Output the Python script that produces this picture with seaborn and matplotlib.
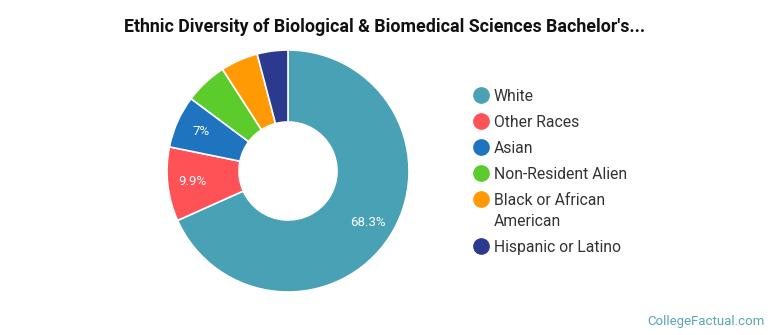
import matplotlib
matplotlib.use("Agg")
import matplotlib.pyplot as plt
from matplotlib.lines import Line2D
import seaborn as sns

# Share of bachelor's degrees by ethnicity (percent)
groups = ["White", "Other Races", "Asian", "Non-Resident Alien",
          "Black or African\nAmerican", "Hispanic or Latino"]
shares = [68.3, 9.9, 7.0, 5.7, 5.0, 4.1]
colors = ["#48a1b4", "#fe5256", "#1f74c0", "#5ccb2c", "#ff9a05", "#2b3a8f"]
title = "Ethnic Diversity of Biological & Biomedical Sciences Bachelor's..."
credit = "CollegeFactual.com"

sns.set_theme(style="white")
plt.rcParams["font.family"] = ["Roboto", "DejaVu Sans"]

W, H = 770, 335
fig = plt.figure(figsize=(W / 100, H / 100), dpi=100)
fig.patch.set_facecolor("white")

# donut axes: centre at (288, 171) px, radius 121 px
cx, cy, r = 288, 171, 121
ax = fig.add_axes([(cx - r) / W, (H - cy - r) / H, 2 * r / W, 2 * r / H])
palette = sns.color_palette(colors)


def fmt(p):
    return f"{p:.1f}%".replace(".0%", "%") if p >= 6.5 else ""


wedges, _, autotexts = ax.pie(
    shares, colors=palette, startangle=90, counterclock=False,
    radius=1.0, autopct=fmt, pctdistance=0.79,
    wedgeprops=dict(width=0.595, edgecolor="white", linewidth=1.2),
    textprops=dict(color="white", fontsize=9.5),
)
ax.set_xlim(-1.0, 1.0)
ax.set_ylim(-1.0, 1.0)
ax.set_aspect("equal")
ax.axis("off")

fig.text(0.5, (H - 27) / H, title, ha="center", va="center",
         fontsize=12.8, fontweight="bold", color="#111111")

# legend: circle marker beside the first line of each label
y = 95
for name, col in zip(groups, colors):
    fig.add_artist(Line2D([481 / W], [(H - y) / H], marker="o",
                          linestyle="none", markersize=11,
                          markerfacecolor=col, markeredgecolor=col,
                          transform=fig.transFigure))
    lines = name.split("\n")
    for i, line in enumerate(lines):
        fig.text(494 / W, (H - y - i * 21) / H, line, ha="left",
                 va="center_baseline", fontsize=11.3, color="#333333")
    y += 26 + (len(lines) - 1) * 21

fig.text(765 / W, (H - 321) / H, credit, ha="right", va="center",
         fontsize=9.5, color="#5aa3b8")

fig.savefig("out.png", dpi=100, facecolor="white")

§ Task objective:
Without the pictures, write out all of the material exactly.

§ The solution:
Output the Python script that produces this picture with seaborn and matplotlib.
import matplotlib
matplotlib.use("Agg")
import matplotlib.pyplot as plt
from matplotlib.lines import Line2D
import seaborn as sns

# Share of bachelor's degrees by ethnicity (percent)
groups = ["White", "Other Races", "Asian", "Non-Resident Alien",
          "Black or African\nAmerican", "Hispanic or Latino"]
shares = [68.3, 9.9, 7.0, 5.7, 5.0, 4.1]
colors = ["#48a1b4", "#fe5256", "#1f74c0", "#5ccb2c", "#ff9a05", "#2b3a8f"]
title = "Ethnic Diversity of Biological & Biomedical Sciences Bachelor's..."
credit = "CollegeFactual.com"

sns.set_theme(style="white")
plt.rcParams["font.family"] = ["Roboto", "DejaVu Sans"]

W, H = 770, 335
fig = plt.figure(figsize=(W / 100, H / 100), dpi=100)
fig.patch.set_facecolor("white")

# donut axes: centre at (288, 171) px, radius 121 px
cx, cy, r = 288, 171, 121
ax = fig.add_axes([(cx - r) / W, (H - cy - r) / H, 2 * r / W, 2 * r / H])
palette = sns.color_palette(colors)


def fmt(p):
    return f"{p:.1f}%".replace(".0%", "%") if p >= 6.5 else ""


wedges, _, autotexts = ax.pie(
    shares, colors=palette, startangle=90, counterclock=False,
    radius=1.0, autopct=fmt, pctdistance=0.79,
    wedgeprops=dict(width=0.595, edgecolor="white", linewidth=1.2),
    textprops=dict(color="white", fontsize=9.5),
)
ax.set_xlim(-1.0, 1.0)
ax.set_ylim(-1.0, 1.0)
ax.set_aspect("equal")
ax.axis("off")

fig.text(0.5, (H - 27) / H, title, ha="center", va="center",
         fontsize=12.8, fontweight="bold", color="#111111")

# legend: circle marker beside the first line of each label
y = 95
for name, col in zip(groups, colors):
    fig.add_artist(Line2D([481 / W], [(H - y) / H], marker="o",
                          linestyle="none", markersize=11,
                          markerfacecolor=col, markeredgecolor=col,
                          transform=fig.transFigure))
    lines = name.split("\n")
    for i, line in enumerate(lines):
        fig.text(494 / W, (H - y - i * 21) / H, line, ha="left",
                 va="center_baseline", fontsize=11.3, color="#333333")
    y += 26 + (len(lines) - 1) * 21

fig.text(765 / W, (H - 321) / H, credit, ha="right", va="center",
         fontsize=9.5, color="#5aa3b8")

fig.savefig("out.png", dpi=100, facecolor="white")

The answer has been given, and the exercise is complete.